Definition of minimum wage in English:

minimum wage

noun

  • The lowest wage permitted by law or by a special agreement (such as one with a labor union)

    • ‘It relates to past workers who in the past had qualified for the national minimum wage.’
    • ‘If a nation enforced minimum wages or working conditions, industry would move to one where there was no enforcement.’
    • ‘This practice is actually enshrined in the rules governing the national minimum wage.’
    • ‘Like the minimum wage, the national agreement may put a floor under wage increases, but nothing more.’
    • ‘Some states and cities have adopted higher minimum wages and enacted living-wage ordinances.’
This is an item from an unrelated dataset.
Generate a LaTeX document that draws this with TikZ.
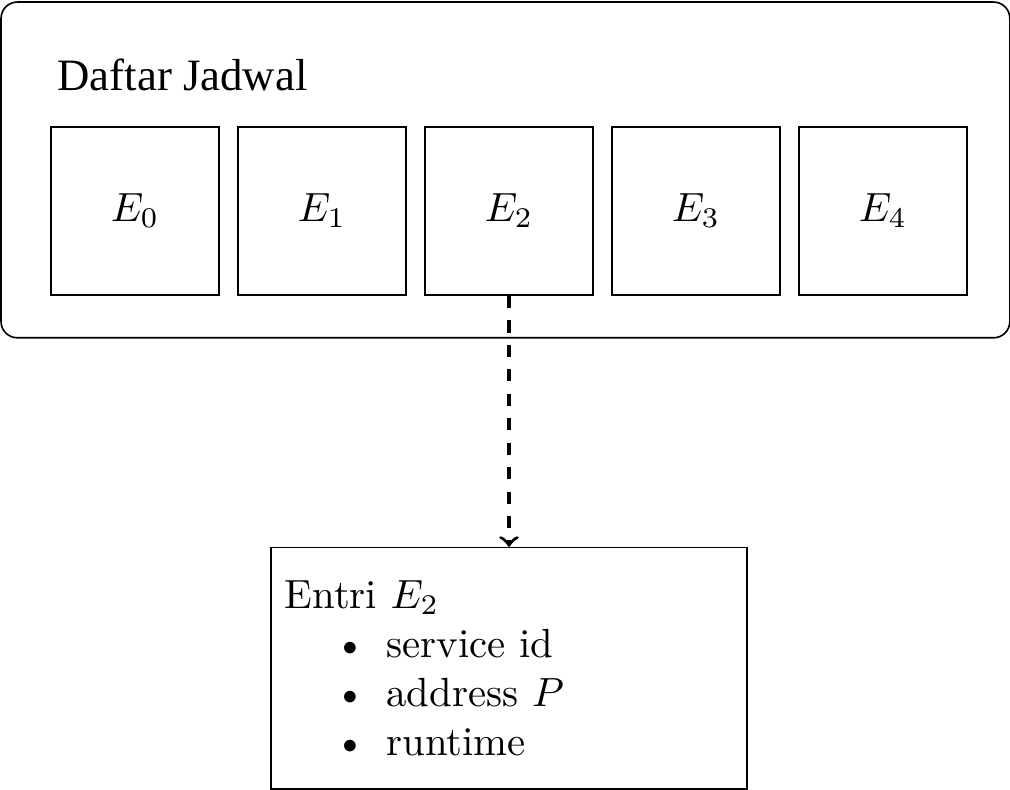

    • ‘Should she get a job, she will not be eligible for the minimum wage because young people are deemed not to deserve it.’
    • ‘But the real impact of the living wage may be its effect on state and city minimum wages.’
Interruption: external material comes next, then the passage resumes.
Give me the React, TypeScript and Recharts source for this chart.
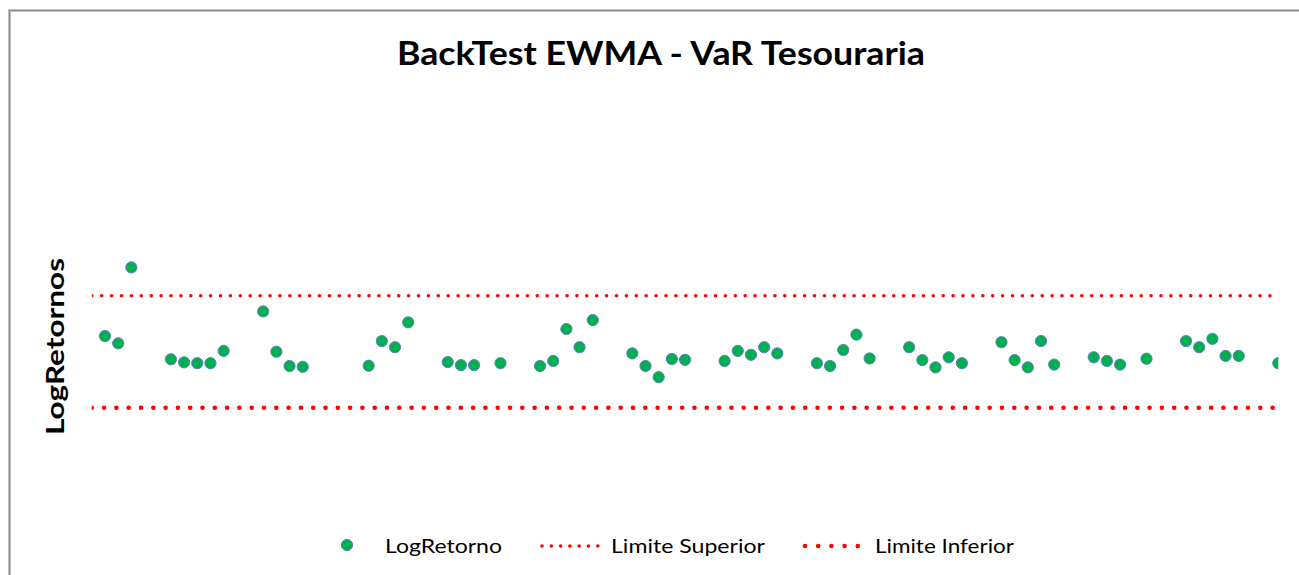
import React from "react";
import { ComposedChart, Scatter, Line, XAxis, YAxis } from "recharts";

// Trading-day offsets (calendar days from first observation)
const dias = [0, 1, 2, 5, 6, 7, 8, 9, 12, 13, 14, 15, 20, 21, 22, 23, 26, 27, 28, 30, 33, 34, 35, 36, 37, 40, 41, 42, 43, 44, 47, 48, 49, 50, 51, 54, 55, 56, 57, 58, 61, 62, 63, 64, 65, 68, 69, 70, 71, 72, 75, 76, 77, 79, 82, 83, 84, 85, 86, 89];

const logRetornos = [
  0.0056, 0.0030, 0.0301, -0.0027, -0.0038, -0.0041, -0.0041, 0.0003, 0.0144, 0.0000,
  -0.0051, -0.0054, -0.0050, 0.0038, 0.0016, 0.0105, -0.0037, -0.0048, -0.0048, -0.0041,
  -0.0051, -0.0033, 0.0081, 0.0016, 0.0113, -0.0006, -0.0051, -0.0091, -0.0026, -0.0029,
  -0.0033, 0.0003, -0.0011, 0.0016, -0.0006, -0.0041, -0.0051, 0.0006, 0.0061, -0.0024,
  0.0016, -0.0030, -0.0056, -0.0020, -0.0041, 0.0034, -0.0030, -0.0056, 0.0038, -0.0046,
  -0.0020, -0.0033, -0.0046, -0.0025, 0.0038, 0.0016, 0.0046, -0.0015, -0.0015, -0.0041,
];

const limiteSuperior = 0.02;
const limiteInferior = -0.02;
const limiteDias = [-1, 89];

const titulo = "BackTest EWMA - VaR Tesouraria";
const eixoY = "LogRetornos";
const legendas = ["LogRetorno", "Limite Superior", "Limite Inferior"];

const pontos = dias.map((d, i) => ({ dia: d, v: logRetornos[i] }));
const supData = limiteDias.map((d) => ({ dia: d, v: limiteSuperior }));
const infData = limiteDias.map((d) => ({ dia: d, v: limiteInferior }));

const W = 1299;
const H = 575;
const FONT = "Lato, 'Open Sans', sans-serif";

const Marker = (props: any) => {
  const { cx, cy } = props;
  if (cx == null || cy == null) return null;
  return <circle cx={cx} cy={cy} r={5.6} fill="#00B050" stroke="#5B7FBF" strokeWidth={1} />;
};

export default function App() {
  return (
    <div style={{ position: "absolute", left: 0, top: 0, width: W, height: H, background: "#fff", overflow: "hidden" }}>
      <ComposedChart
        width={W}
        height={H}
        margin={{ top: 100, bottom: 75, left: 91.8, right: 20.7 }}
      >
        <XAxis type="number" dataKey="dia" domain={[-1, 89]} allowDataOverflow hide />
        <YAxis type="number" dataKey="v" domain={[-0.05296, 0.08989]} allowDataOverflow hide width={0} />
        <Line
          data={supData}
          dataKey="v"
          type="linear"
          stroke="#FF0000"
          strokeWidth={3.6}
          strokeDasharray="0 9.9"
          strokeLinecap="round"
          dot={false}
          activeDot={false}
          isAnimationActive={false}
          legendType="none"
        />
        <Line
          data={infData}
          dataKey="v"
          type="linear"
          stroke="#FF0000"
          strokeWidth={4.6}
          strokeDasharray="0 12.3"
          strokeLinecap="round"
          dot={false}
          activeDot={false}
          isAnimationActive={false}
          legendType="none"
        />
        <Scatter data={pontos} dataKey="v" shape={<Marker />} isAnimationActive={false} />
      </ComposedChart>
      <svg
        width={W}
        height={H}
        style={{ position: "absolute", left: 0, top: 0, pointerEvents: "none" }}
      >
        <path d="M 9.5 580 V 10.5 H 1305" fill="none" stroke="#c4c4c4" strokeWidth={3} />
        <path d="M 9.5 580 V 10.5 H 1305" fill="none" stroke="#8f8f8f" strokeWidth={1.2} />
        <text
          x={661}
          y={65}
          textAnchor="middle"
          fontFamily={FONT}
          fontWeight={700}
          fontSize={32}
          textLength={528}
          lengthAdjust="spacingAndGlyphs"
          fill="#000"
        >
          {titulo}
        </text>
        <text
          transform="translate(64,346.5) rotate(-90)"
          textAnchor="middle"
          fontFamily={FONT}
          fontWeight={700}
          fontSize={24}
          textLength={177}
          lengthAdjust="spacingAndGlyphs"
          fill="#000"
        >
          {eixoY}
        </text>
        {/* Legend */}
        <circle cx={347} cy={545} r={5.6} fill="#00B050" stroke="#5B7FBF" strokeWidth={1} />
        <text x={385} y={553} fontFamily={FONT} fontSize={19.5} textLength={117} lengthAdjust="spacingAndGlyphs" fill="#000">
          {legendas[0]}
        </text>
        <line x1={542} y1={546} x2={598} y2={546} stroke="#FF0000" strokeWidth={3.6} strokeDasharray="0 9.3" strokeLinecap="round" />
        <text x={611} y={553} fontFamily={FONT} fontSize={19.5} textLength={154} lengthAdjust="spacingAndGlyphs" fill="#000">
          {legendas[1]}
        </text>
        <line x1={805} y1={546} x2={858} y2={546} stroke="#FF0000" strokeWidth={4.6} strokeDasharray="0 13.2" strokeLinecap="round" />
        <text x={875} y={553} fontFamily={FONT} fontSize={19.5} textLength={139} lengthAdjust="spacingAndGlyphs" fill="#000">
          {legendas[2]}
        </text>
      </svg>
    </div>
  );
}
    • ‘We have introduced not only tax credits but also raised the national minimum wage.’
    • ‘Miners voted in favour of a national strike for a minimum wage, and the strike was massively successful.’
    • ‘This summer is also the first since the introduction of the minimum wage and under-18s are entitled to a minimum wages of £3.08 before tax.’
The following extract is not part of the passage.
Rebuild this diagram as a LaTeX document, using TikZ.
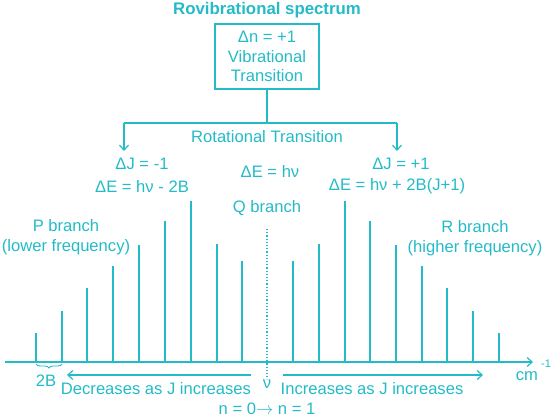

    • ‘It will offer jobs at the national minimum wage and with the same rights as permanent employees.’
    • ‘I know as an economist that minimum wages increase unemployment, and as a libertarian I'm against mandating such policies on private parties.’
    • ‘We already have one of the highest national minimum wages in Europe.’
    • ‘The demands of the village guards are not only genuine but also reasonable keeping in view the rising cost of living and the basic minimum wages fixed for other workers in the public and private sector.’
    • ‘By the same token, let's examine the minimum wages as mandated by legislation.’
    • ‘The agreement raises starting minimum wages by a paltry 35 cents, to $6.70 an hour.’
    • ‘The new focus on the state level includes an effort to make state minimum wages as lasting as most living wage ordinances, by indexing them to the cost of living.’
    • ‘It is because the claimant is over 26 that she is said to qualify for the minimum wage.’
    • ‘Many economists have backed away from the argument that minimum wages lead to fewer jobs.’
    • ‘Constraining the wage would affect thousands of workers on minimum wages and lead to a real cut in living standards.’